### [Your instructions]
Quote the listing in full, exactly as given, minus any pictures.

• • • • • • •

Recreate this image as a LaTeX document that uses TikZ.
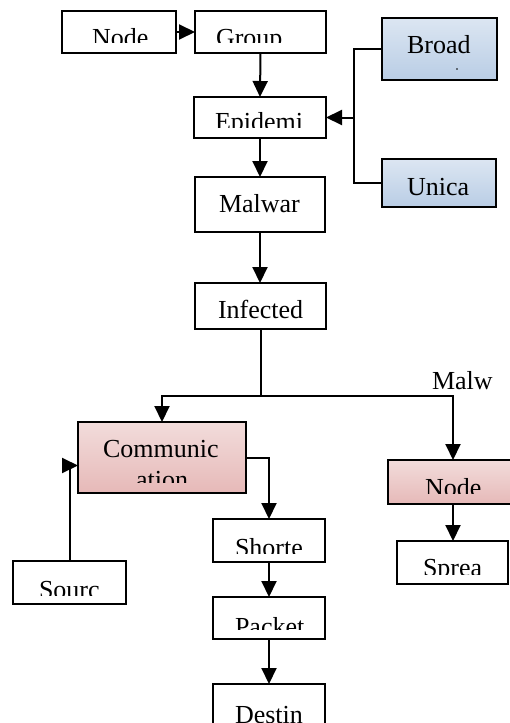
\documentclass[tikz,border=0pt]{standalone}
\usepackage{fontspec}
\setmainfont{Liberation Serif}
\usetikzlibrary{arrows.meta,calc}
\definecolor{bluetop}{HTML}{DCE6F2}
\definecolor{bluebot}{HTML}{B9CDE5}
\definecolor{pinktop}{HTML}{F2DCDB}
\definecolor{pinkbot}{HTML}{E6B9B8}
\tikzset{
  box/.style={draw=black, line width=2pt, rectangle, inner sep=0pt, outer sep=0pt, anchor=north west},
  wbox/.style={box, fill=white},
  bbox/.style={box, top color=bluetop, bottom color=bluebot},
  pbox/.style={box, top color=pinktop, bottom color=pinkbot},
  lbl/.style={anchor=base west, inner sep=0pt, outer sep=0pt, font=\fontsize{26}{31}\selectfont},
  conn/.style={line width=2pt, draw=black},
  arr/.style={conn, -{Triangle[length=16pt,width=15pt]}}
}
\begin{document}
\begin{tikzpicture}[x=1pt,y=-1pt]
\useasboundingbox (0,0) rectangle (509,723);
% boxes
\node[wbox, minimum width=114pt, minimum height=42pt] (nodeA) at (62,11) {};
\node[wbox, minimum width=131pt, minimum height=42pt] (group) at (195,11) {};
\node[bbox, minimum width=115pt, minimum height=62pt] (broad) at (382,18) {};
\node[wbox, minimum width=132pt, minimum height=41pt] (epid) at (194,97) {};
\node[bbox, minimum width=114pt, minimum height=48pt] (unica) at (382,159) {};
\node[wbox, minimum width=130pt, minimum height=55pt] (malwar) at (195,177) {};
\node[wbox, minimum width=131pt, minimum height=46pt] (infected) at (195,283) {};
\node[pbox, minimum width=168pt, minimum height=71pt] (comm) at (78,422) {};
\node[pbox, minimum width=130pt, minimum height=44pt] (nodeB) at (388,460) {};
\node[wbox, minimum width=113pt, minimum height=43pt] (source) at (13,561) {};
\node[wbox, minimum width=112pt, minimum height=43pt] (shorte) at (213,519) {};
\node[wbox, minimum width=111pt, minimum height=43pt] (sprea) at (397,541) {};
\node[wbox, minimum width=112pt, minimum height=42pt] (packet) at (213,597) {};
\node[wbox, minimum width=112pt, minimum height=45pt] (destin) at (213,684) {};
% texts (clipped as in the reference)
\begin{scope}\clip (64,13) rectangle (174,42);
\node[lbl] (tNodeA) at (92,46) {Node};\end{scope}
\begin{scope}\clip (197,13) rectangle (324,42);
\node[lbl] (tGroup) at (216,46) {Group};\end{scope}
\node[lbl] (tBroad) at (407,53) {Broad};
\fill (457,69) circle (0.8pt);
\begin{scope}\clip (196,99) rectangle (324,127);
\node[lbl] (tEpid) at (215,130) {Epidemi};\end{scope}
\node[lbl] (tUnica) at (407,195) {Unica};
\node[lbl] (tMalwar) at (219,212) {Malwar};
\node[lbl] (tInfected) at (218,318) {Infected};
\node[lbl] (tComm) at (103,457) {Communic};
\begin{scope}\clip (80,462) rectangle (244,482);
\node[lbl] (tComm2) at (136,488) {ation};\end{scope}
\begin{scope}\clip (390,462) rectangle (509,493);
\node[lbl] (tNodeB) at (425,496) {Node};\end{scope}
\begin{scope}\clip (15,563) rectangle (124,595);
\node[lbl] (tSource) at (39,598) {Sourc};\end{scope}
\begin{scope}\clip (215,521) rectangle (323,553);
\node[lbl] (tShorte) at (235,556) {Shorte};\end{scope}
\begin{scope}\clip (399,543) rectangle (506,574);
\node[lbl] (tSprea) at (423,576) {Sprea};\end{scope}
\begin{scope}\clip (215,599) rectangle (323,629);
\node[lbl] (tPacket) at (235,635) {Packet};\end{scope}
\begin{scope}\clip (215,686) rectangle (323,722);
\node[lbl] (tDestin) at (235,723) {Destin};\end{scope}
\node[lbl] (tMalw) at (432,389) {Malw};
% connectors
\coordinate (jB) at (354,117.5);
\coordinate (jI) at (260.5,396);
\draw[arr] (nodeA.east) -- (group.west);
\draw[arr] (group.south) -- (epid.north);
\draw[arr] (epid.south) -- (malwar.north);
\draw[arr] (malwar.south) -- (infected.north -| malwar.south);
\draw[conn] (broad.west) -| (jB);
\draw[conn] (unica.west) -| (jB);
\draw[arr] (jB) -- (epid.east);
\draw[conn] (infected.south) -- (jI);
\draw[arr] (jI) -| (comm.north);
\draw[arr] (jI) -| (nodeB.north);
\draw[arr] (comm.east) -| (shorte.north);
\draw[arr] (source.north) |- ([yshift=-8pt]comm.west);
\draw[arr] (nodeB.south) -- (sprea.north -| nodeB.south);
\draw[arr] (shorte.south) -- (packet.north);
\draw[arr] (packet.south) -- (destin.north);
\end{tikzpicture}
\end{document}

• • • • • • •

### [Answer for this exercise]
Recreate this image as a LaTeX document that uses TikZ.
\documentclass[tikz,border=0pt]{standalone}
\usepackage{fontspec}
\setmainfont{Liberation Serif}
\usetikzlibrary{arrows.meta,calc}
\definecolor{bluetop}{HTML}{DCE6F2}
\definecolor{bluebot}{HTML}{B9CDE5}
\definecolor{pinktop}{HTML}{F2DCDB}
\definecolor{pinkbot}{HTML}{E6B9B8}
\tikzset{
  box/.style={draw=black, line width=2pt, rectangle, inner sep=0pt, outer sep=0pt, anchor=north west},
  wbox/.style={box, fill=white},
  bbox/.style={box, top color=bluetop, bottom color=bluebot},
  pbox/.style={box, top color=pinktop, bottom color=pinkbot},
  lbl/.style={anchor=base west, inner sep=0pt, outer sep=0pt, font=\fontsize{26}{31}\selectfont},
  conn/.style={line width=2pt, draw=black},
  arr/.style={conn, -{Triangle[length=16pt,width=15pt]}}
}
\begin{document}
\begin{tikzpicture}[x=1pt,y=-1pt]
\useasboundingbox (0,0) rectangle (509,723);
% boxes
\node[wbox, minimum width=114pt, minimum height=42pt] (nodeA) at (62,11) {};
\node[wbox, minimum width=131pt, minimum height=42pt] (group) at (195,11) {};
\node[bbox, minimum width=115pt, minimum height=62pt] (broad) at (382,18) {};
\node[wbox, minimum width=132pt, minimum height=41pt] (epid) at (194,97) {};
\node[bbox, minimum width=114pt, minimum height=48pt] (unica) at (382,159) {};
\node[wbox, minimum width=130pt, minimum height=55pt] (malwar) at (195,177) {};
\node[wbox, minimum width=131pt, minimum height=46pt] (infected) at (195,283) {};
\node[pbox, minimum width=168pt, minimum height=71pt] (comm) at (78,422) {};
\node[pbox, minimum width=130pt, minimum height=44pt] (nodeB) at (388,460) {};
\node[wbox, minimum width=113pt, minimum height=43pt] (source) at (13,561) {};
\node[wbox, minimum width=112pt, minimum height=43pt] (shorte) at (213,519) {};
\node[wbox, minimum width=111pt, minimum height=43pt] (sprea) at (397,541) {};
\node[wbox, minimum width=112pt, minimum height=42pt] (packet) at (213,597) {};
\node[wbox, minimum width=112pt, minimum height=45pt] (destin) at (213,684) {};
% texts (clipped as in the reference)
\begin{scope}\clip (64,13) rectangle (174,42);
\node[lbl] (tNodeA) at (92,46) {Node};\end{scope}
\begin{scope}\clip (197,13) rectangle (324,42);
\node[lbl] (tGroup) at (216,46) {Group};\end{scope}
\node[lbl] (tBroad) at (407,53) {Broad};
\fill (457,69) circle (0.8pt);
\begin{scope}\clip (196,99) rectangle (324,127);
\node[lbl] (tEpid) at (215,130) {Epidemi};\end{scope}
\node[lbl] (tUnica) at (407,195) {Unica};
\node[lbl] (tMalwar) at (219,212) {Malwar};
\node[lbl] (tInfected) at (218,318) {Infected};
\node[lbl] (tComm) at (103,457) {Communic};
\begin{scope}\clip (80,462) rectangle (244,482);
\node[lbl] (tComm2) at (136,488) {ation};\end{scope}
\begin{scope}\clip (390,462) rectangle (509,493);
\node[lbl] (tNodeB) at (425,496) {Node};\end{scope}
\begin{scope}\clip (15,563) rectangle (124,595);
\node[lbl] (tSource) at (39,598) {Sourc};\end{scope}
\begin{scope}\clip (215,521) rectangle (323,553);
\node[lbl] (tShorte) at (235,556) {Shorte};\end{scope}
\begin{scope}\clip (399,543) rectangle (506,574);
\node[lbl] (tSprea) at (423,576) {Sprea};\end{scope}
\begin{scope}\clip (215,599) rectangle (323,629);
\node[lbl] (tPacket) at (235,635) {Packet};\end{scope}
\begin{scope}\clip (215,686) rectangle (323,722);
\node[lbl] (tDestin) at (235,723) {Destin};\end{scope}
\node[lbl] (tMalw) at (432,389) {Malw};
% connectors
\coordinate (jB) at (354,117.5);
\coordinate (jI) at (260.5,396);
\draw[arr] (nodeA.east) -- (group.west);
\draw[arr] (group.south) -- (epid.north);
\draw[arr] (epid.south) -- (malwar.north);
\draw[arr] (malwar.south) -- (infected.north -| malwar.south);
\draw[conn] (broad.west) -| (jB);
\draw[conn] (unica.west) -| (jB);
\draw[arr] (jB) -- (epid.east);
\draw[conn] (infected.south) -- (jI);
\draw[arr] (jI) -| (comm.north);
\draw[arr] (jI) -| (nodeB.north);
\draw[arr] (comm.east) -| (shorte.north);
\draw[arr] (source.north) |- ([yshift=-8pt]comm.west);
\draw[arr] (nodeB.south) -- (sprea.north -| nodeB.south);
\draw[arr] (shorte.south) -- (packet.north);
\draw[arr] (packet.south) -- (destin.north);
\end{tikzpicture}
\end{document}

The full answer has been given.